PH.D DEFENCE - PUBLIC SEMINAR

Towards Learning Scene Semantics on 3D Point Clouds

Speaker
Ms Zhao Na
Advisor
Dr Chua Tat Seng, Kithct Chair Professor, School of Computing


03 Mar 2021 Wednesday, 04:00 PM to 05:30 PM

Zoom presentation

Abstract:

3D scene understanding is essential for intelligent agents (e.g., domestic robots and autonomous vehicles) to progress towards human level intelligence. Recent advance of 3D sensors (e.g., RGB-D cameras and LiDARs) has enabled intelligent agents to easily sense their surrounding 3D scenes and acquire 3D point clouds of the scenes. However, the raw 3D point clouds are of limited use for the intelligent agents to understand the 3D scenes, since they lack structures and semantics. Hence, there is a strong need to learn scene semantics from 3D point clouds. In particular, the abilities of learning object-level and point-level semantics are vital to understanding point clouds of 3D scenes. More specifically, the ability of learning object-level semantics refers to the prediction of semantic category and the oriented 3D bounding box for all interested objects in the 3D point cloud, also known as 3D object detection. While the ability of learning point-level semantics refers to the automatic assignment of each point with a semantic class, also known as 3D semantic segmentation.

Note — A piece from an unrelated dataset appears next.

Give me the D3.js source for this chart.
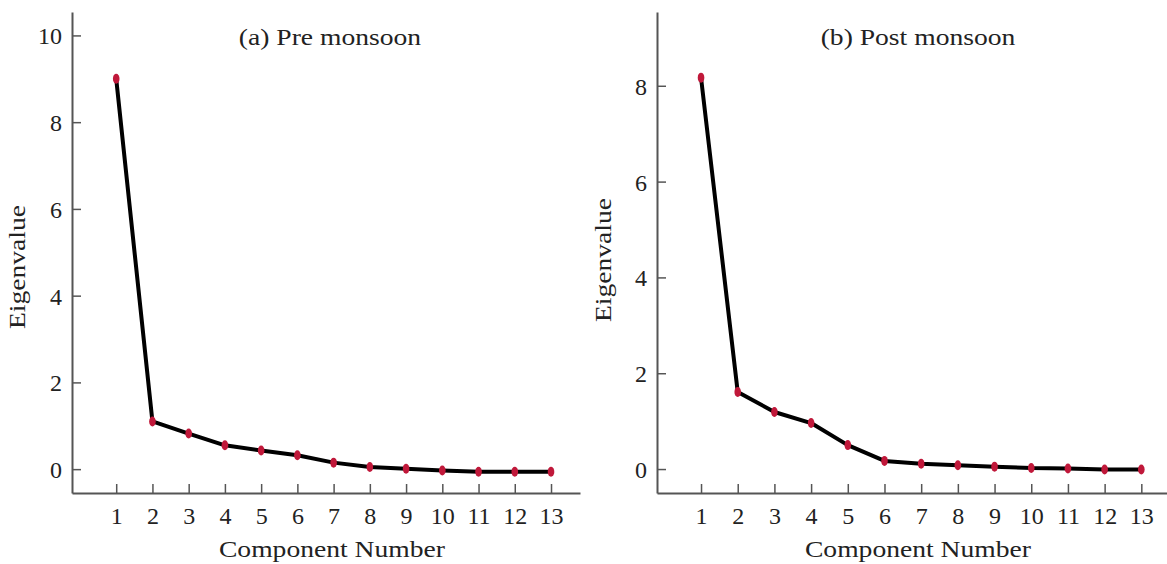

In this thesis, we focus on these two fundamental and challenging tasks, i.e., 3D object detection and 3D semantic segmentation, towards learning scene semantics on 3D point clouds. We utilize deep learning techniques and develop deep models to infer meaningful semantics for 3D data. When developing deep models for these two tasks, we investigate a series of learning settings, including fully-supervised learning, few-shot learning, semi-supervised learning, and incremental learning. These learning settings evolve from standard learning setting to practical learning settings, which take into account various real-world scenarios when defining problems and designing models.

This thesis begins with the task of 3D semantic segmentation. First, we specifically focus on fully-supervised learning of 3D semantic segmentation, where we design a permutation-invariant deep neural network that incorporates local and global context of points for improving the segmentation performance. Undoubtedly deep models have made significant performance improvements on 3D semantic segmentation with massive annotated datasets. However, their performance is largely hampered when learning new classes with scarce examples, which limits their practical usage. In view of this limitation, this thesis thus introduces few-shot learning for 3D semantic segmentation. The goal of few-shot 3D semantic segmentation is to segment novel classes given few annotated samples for training. We propose a novel attention-aware multi-prototype transductive inference method to solve this challenging problem.

Subsequently, this thesis investigates the task of 3D object detection. Despite remarkable performance achieved by deep learning based approaches for this task, there are two major issues that hinder the deployment of these existing approaches in real-world scenarios: 1) their performance heavily relies on large-scale high-quality 3D annotations, which are often tedious and expensive to collect; and 2) they suffer from a catastrophic performance drop on the originally trained classes when incrementally learning new classes without revisiting the past data. To mitigate the first data hunger issue, this thesis studies semi-supervised 3D object detection that requires only few labeled samples and proposes a self-ensembling semi-supervised 3D object detection method that achieves impressive detection results. Furthermore, to address the second continuous learning issue, this thesis investigates the unexplored class-incremental 3D object detection problem and presents a novel static-dynamic co-teaching method that is able to greatly preserve the detection capacity on previously seen classes.

Overall, this thesis studies two important tasks in 3D scene understanding from four different learning perspectives. The success of these studies would enable intelligent agents to progress towards learning scene semantics on 3D point clouds in real-world scenarios.